### COLLECTED DATA
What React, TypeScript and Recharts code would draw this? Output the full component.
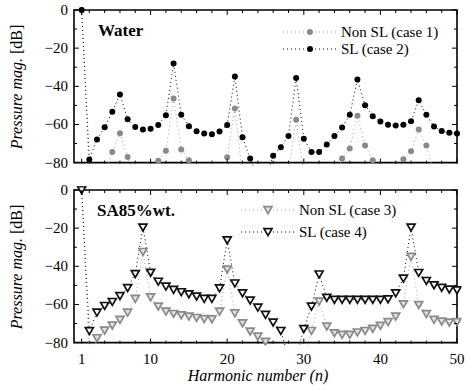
import React from "react";
import {Line, LineChart, ReferenceArea, XAxis, YAxis} from "recharts";

// harmonic index n
const harmonics = [
  1, 2, 3, 4, 5, 6, 7, 8, 9, 10, 11, 12, 13, 14, 15, 16, 17, 18, 19, 20, 21, 22, 23, 24, 25,
  26, 27, 28, 29, 30, 31, 32, 33, 34, 35, 36, 37, 38, 39, 40, 41, 42, 43, 44, 45, 46, 47, 48, 49, 50,
];

// Water, values below -80 fall outside the frame
const waterNonSL = [
  0, -88, -88, -86, -74.4, -64.6, -77.1, -88, -90, -88, -79, -73.8, -46.4, -73.1, -78.7, -88, -90, -90, -88, -77.2,
  -51.6, -87, -90, -92, -92, -90, -88, -86, -57.5, -86, -90, -92, -92, -88, -77.9, -72.6, -55.4, -71, -78.8, -88,
  -90, -88, -78.3, -74.1, -62.6, -71, -86, -90, -90, -90,
];
const waterSL = [
  0, -78.4, -67.9, -61.5, -53.3, -44.3, -57.3, -61.3, -62.7, -62.3, -60.3, -55.2, -28.1, -54.9, -61, -63.5, -64.8,
  -65.1, -63.7, -60.3, -34.8, -66.7, -77.9, -88, -88, -76.4, -71.9, -66, -35.7, -67.5, -74.5, -74.4, -70.5, -66.1,
  -61.6, -54.9, -36.4, -49.9, -55.7, -58.5, -60.1, -60.6, -60.1, -58.3, -47.3, -54.9, -61.1, -63.4, -64.4, -64.8,
];

// SA85%wt.
const saNonSL = [
  0, -88, -77.6, -73.6, -71, -68, -64.2, -57, -32.4, -56.2, -61, -63.7, -64.9, -65.6, -66.3, -67, -67.6, -67.7,
  -63.7, -41.6, -64.6, -69.8, -74.1, -76.8, -79.5, -88, -90, -92, -90, -88, -73.8, -58.4, -71.5, -75, -75.8, -75.8,
  -74.6, -73.8, -72.7, -71.1, -69.2, -66.3, -59.8, -35, -60.2, -65, -68, -68.9, -69.4, -69.2,
];
const saSL = [
  0, -73.9, -64.2, -60.7, -58.6, -55.5, -51.3, -44, -19.6, -43.3, -48, -50.6, -52.3, -53.5, -54.6, -55.8, -57, -57,
  -51.5, -26.3, -48.9, -54.1, -57.9, -61.6, -65.4, -69.4, -73.8, -88, -88, -72.8, -61, -44.2, -56.4, -57.5, -57.5,
  -57.5, -57.5, -57.5, -57.5, -57.5, -57.2, -54.1, -46.4, -19.6, -43.4, -47.6, -49.9, -51.2, -52.1, -52.5,
];

const xTicks = [1, 2, 4, 6, 8, 10, 12, 14, 16, 18, 20, 22, 24, 26, 28, 30, 32, 34, 36, 38, 40, 42, 44, 46, 48, 50];
const xLabels = [1, 10, 20, 30, 40, 50];
const yTicks = [-80, -70, -60, -50, -40, -30, -20, -10, 0];
const yLabels = [-80, -60, -40, -20, 0];

const FONT = "'Liberation Serif', 'DejaVu Serif', serif";
const GRAY = "#8a8a8a";
const W = 469;
const PX = 7.66; // px per harmonic
const PY = 1.92; // px per dB
const BOX_W = 50 * PX;
const Y_AXIS_W = 74;
const PLOT_H = 83.5 * PY;

const Circle = ({cx, cy, color}: any) => <circle cx={cx} cy={cy} r={3} fill={color}/>;

const Tri = ({cx, cy, color, fill}: any) => (
    <polygon
        points={`${cx - 4},${cy - 3.3} ${cx + 4},${cy - 3.3} ${cx},${cy + 3.6}`}
        fill={fill}
        stroke={color}
        strokeWidth={1.7}
        strokeLinejoin="miter"
    />
);

const fmt = (v: number) => (v < 0 ? `\u2212${-v}` : `${v}`);

type Series = { key: string; values: number[]; color: string; lineColor: string; marker: "circle" | "tri"; fill: string };

type PanelProps = {
  top: number;
  height: number;
  boxTop: number;
  series: Series[];
  labels: boolean;
};

const Panel: React.FC<PanelProps> = ({top, height, boxTop, series, labels}) => {
  const mTop = boxTop - top - 2 * PY;
  const mBottom = height - mTop - PLOT_H;
  // frame edges in chart coords
  const frameTop = mTop + 2 * PY;
  const frameBottom = mTop + 82 * PY;
  const data = harmonics.map((n, i) => {
    const row: any = {n};
    series.forEach(s => (row[s.key] = s.values[i]));
    return row;
  });

  const xTick = (props: any) => {
    const {x, payload} = props;
    const major = xLabels.includes(payload.value);
    const len = major ? 5 : 3;
    return (
        <g key={`xt-${payload.value}`}>
          <line x1={x} x2={x} y1={frameBottom} y2={frameBottom - len} stroke="#000" strokeWidth={1}/>
          <line x1={x} x2={x} y1={frameTop} y2={frameTop + len} stroke="#000" strokeWidth={1}/>
          {labels && major && (
              <text x={x} y={frameBottom + 20.5} textAnchor="middle" fontSize={15} fontFamily={FONT} fill="#000">
                {payload.value}
              </text>
          )}
        </g>
    );
  };

  const yTick = (props: any) => {
    const {y, payload} = props;
    const major = yLabels.includes(payload.value);
    const len = major ? 5 : 3;
    const left = Y_AXIS_W;
    const right = left + BOX_W;
    return (
        <g key={`yt-${payload.value}`}>
          <line x1={left} x2={left + len} y1={y} y2={y} stroke="#000" strokeWidth={1}/>
          <line x1={right} x2={right - len} y1={y} y2={y} stroke="#000" strokeWidth={1}/>
          {major && (
              <text x={left - 6} y={y + 5} textAnchor="end" fontSize={15} fontFamily={FONT} fill="#000">
                {fmt(payload.value)}
              </text>
          )}
        </g>
    );
  };

  return (
      <div style={{position: "absolute", left: 0, top}}>
        <LineChart
            width={W}
            height={height}
            data={data}
            margin={{top: mTop, right: W - Y_AXIS_W - 50.6 * PX, bottom: mBottom, left: 0}}
        >
          <XAxis dataKey="n" type="number" domain={[0, 50.6]} allowDataOverflow ticks={xTicks} interval={0}
                 height={1} tickSize={0} tickMargin={0} tickLine={false} axisLine={false} tick={xTick}/>
          <YAxis type="number" domain={[-81.5, 2]} allowDataOverflow ticks={yTicks} interval={0}
                 width={Y_AXIS_W} tickSize={0} tickMargin={0} tickLine={false} axisLine={false} tick={yTick}/>
          <ReferenceArea x1={0} x2={50} y1={-80} y2={0} fill="none" stroke="#000" strokeWidth={1.6}
                         ifOverflow="visible"/>
          {series.map(s => (
              <Line
                  key={s.key}
                  dataKey={s.key}
                  type="linear"
                  stroke={s.lineColor}
                  strokeWidth={1}
                  strokeDasharray="1 3"
                  isAnimationActive={false}
                  activeDot={false}
                  dot={(p: any) =>
                      s.marker === "circle"
                          ? <Circle key={`${s.key}-${p.index}`} cx={p.cx} cy={p.cy} color={s.color}/>
                          : <Tri key={`${s.key}-${p.index}`} cx={p.cx} cy={p.cy} color={s.color} fill={s.fill}/>
                  }
              />
          ))}
        </LineChart>
      </div>
  );
};

const LegendRow = ({x, y, text, color, lineColor, marker, fill, w}: any) => (
    <g>
      <line x1={x} x2={x + w} y1={y} y2={y} stroke={lineColor} strokeWidth={1} strokeDasharray="1 3"/>
      {marker === "circle"
          ? <Circle cx={x + w / 2} cy={y} color={color}/>
          : <Tri cx={x + w / 2} cy={y} color={color} fill={fill}/>}
      <text x={x + w + 4} y={y + 5} fontSize={15} fontFamily={FONT} fill="#000">{text}</text>
    </g>
);

const waterSeries: Series[] = [
  {key: "nonsl", values: waterNonSL, color: GRAY, lineColor: "#9a9a9a", marker: "circle", fill: GRAY},
  {key: "sl", values: waterSL, color: "#000", lineColor: "#000", marker: "circle", fill: "#000"},
];
const saSeries: Series[] = [
  {key: "nonsl", values: saNonSL, color: GRAY, lineColor: "#9a9a9a", marker: "tri", fill: "#e2e2e2"},
  {key: "sl", values: saSL, color: "#111", lineColor: "#000", marker: "tri", fill: "#fafafa"},
];

export default function App() {
  return (
      <div style={{position: "absolute", left: 0, top: 0, width: W, height: 391, background: "#fff"}}>
        <Panel top={0} height={180} boxTop={10} series={waterSeries} labels={false}/>
        <Panel top={180} height={211} boxTop={190} series={saSeries} labels={true}/>
        <svg width={W} height={391} style={{position: "absolute", left: 0, top: 0, pointerEvents: "none"}}>
          <text x={98} y={36} fontSize={17} fontWeight="bold" fontFamily={FONT}>Water</text>
          <text x={97} y={216} fontSize={17} fontWeight="bold" fontFamily={FONT}>SA85%wt.</text>
          <LegendRow x={283} y={32} w={54} text="Non SL (case 1)" color={GRAY} lineColor="#9a9a9a" marker="circle"/>
          <LegendRow x={283} y={49} w={54} text="SL (case 2)" color="#000" lineColor="#000" marker="circle"/>
          <LegendRow x={241} y={210} w={54} text="Non SL (case 3)" color={GRAY} lineColor="#9a9a9a" marker="tri"
                     fill="#e2e2e2"/>
          <LegendRow x={241} y={232} w={54} text="SL (case 4)" color="#111" lineColor="#000" marker="tri"
                     fill="#fafafa"/>
          <text transform="translate(22,87) rotate(-90)" textAnchor="middle" fontSize={16} fontFamily={FONT}>
            <tspan fontStyle="italic">Pressure mag.</tspan>
            <tspan> [dB]</tspan>
          </text>
          <text transform="translate(22,267) rotate(-90)" textAnchor="middle" fontSize={16} fontFamily={FONT}>
            <tspan fontStyle="italic">Pressure mag.</tspan>
            <tspan> [dB]</tspan>
          </text>
          <text x={258} y={381} textAnchor="middle" fontSize={16} fontStyle="italic" fontFamily={FONT}>
            Harmonic number (n)
          </text>
        </svg>
      </div>
  );
}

### WHAT THE TASK REQUIRES
Write the number of lines containing the word "React" and nothing besides it.

### WORKED ANSWER
3